El domingo pasado, precisamente el día de la mujer, se leía en las iglesias el texto del decálogo (Ex. 20, 1-17) cuyo último mandamiento dice así: “No codiciarás los bienes de tu prójimo: ni su mujer, ni su esclavo, ni su esclava, ni su buey, ni su asno, ni nada que sea de él”.
Ni queriendo se hubieran encontrado para el mismo día dos mensajes en contraste más chirriante: el discurso feminista de la calle buscando la equiparación, y un texto del tiempo de las pirámides que, entre otras cosas, defendía la propiedad legal sobre la mujer.

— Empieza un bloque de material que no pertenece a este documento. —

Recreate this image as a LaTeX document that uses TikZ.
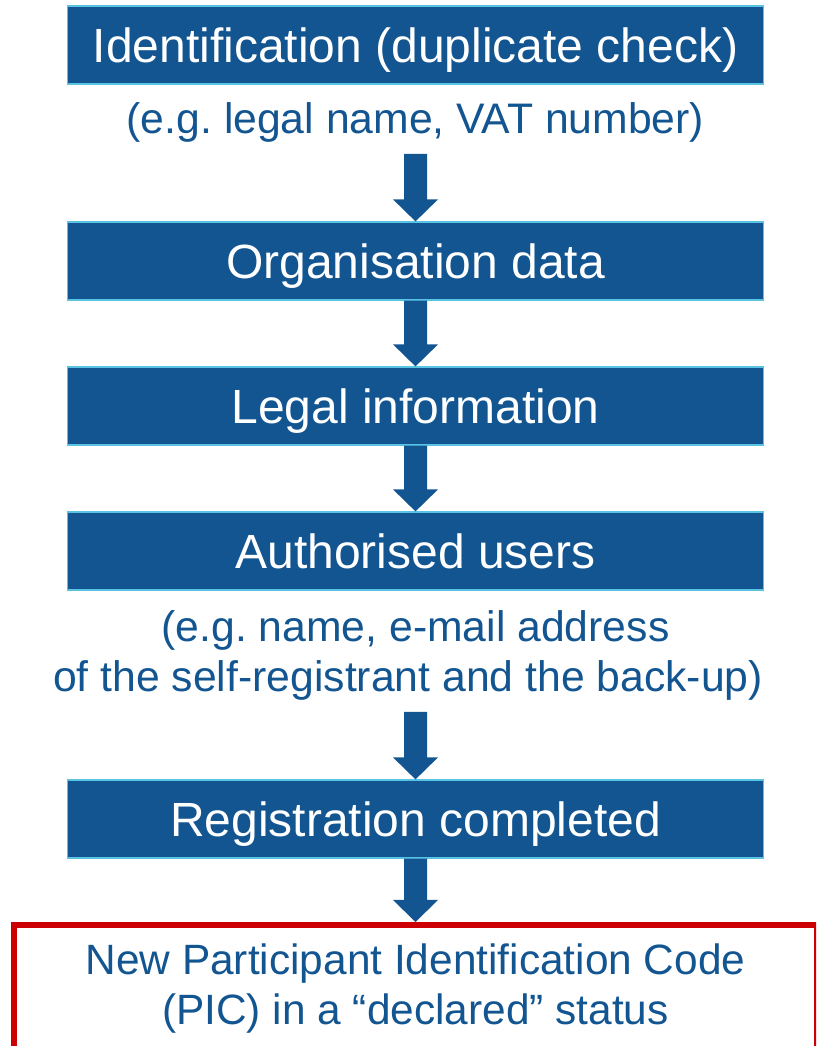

Y a uno le daban las siete cosas al pensar lo mal que lo tienen aún las pobres criaturas que, tres mil quinientos años después de los patriarcas, siguen siendo tratadas como ganado por talibanes imbéciles.
No hay imagen más sucia que la de un tropel de mujeres, tapadas hasta los ojos, a las que un policía afgano o paquistaní mantiene a raya a varazo limpio.
Y vamos a tener para rato esos barbudos subnormales, porque es exactamente ahí donde ven en riesgo su poder. Para su buena vida, naturalmente. Así que, en ese terreno, ni un paso atrás. Si les estorban los budas gigantes de Bamiyán o los leones alados de Nínive, qué pensarán del Adán y Eva de Durero, por ejemplo.
Pero el machismo cerril y el feminismo justiciero tienen algo en común: que abordan el tema desde un extremo. Ellos se lo pierden.
Por eso, un servidor, siempre que viene a cuento, propone abrir la perspectiva con un par de pasajes musicales. Mira en Google un fragmento de Mozart (“soave sia il vento”) o de Haydn (“dúo de Adán y Eva”). Con eso basta; saldrá de tu ordenador la expresión humana más conmovedora que ha sabido captar la obra del artista: hombre y mujer unidos en la belleza de la diferencia. Lo más hermoso de la Creación.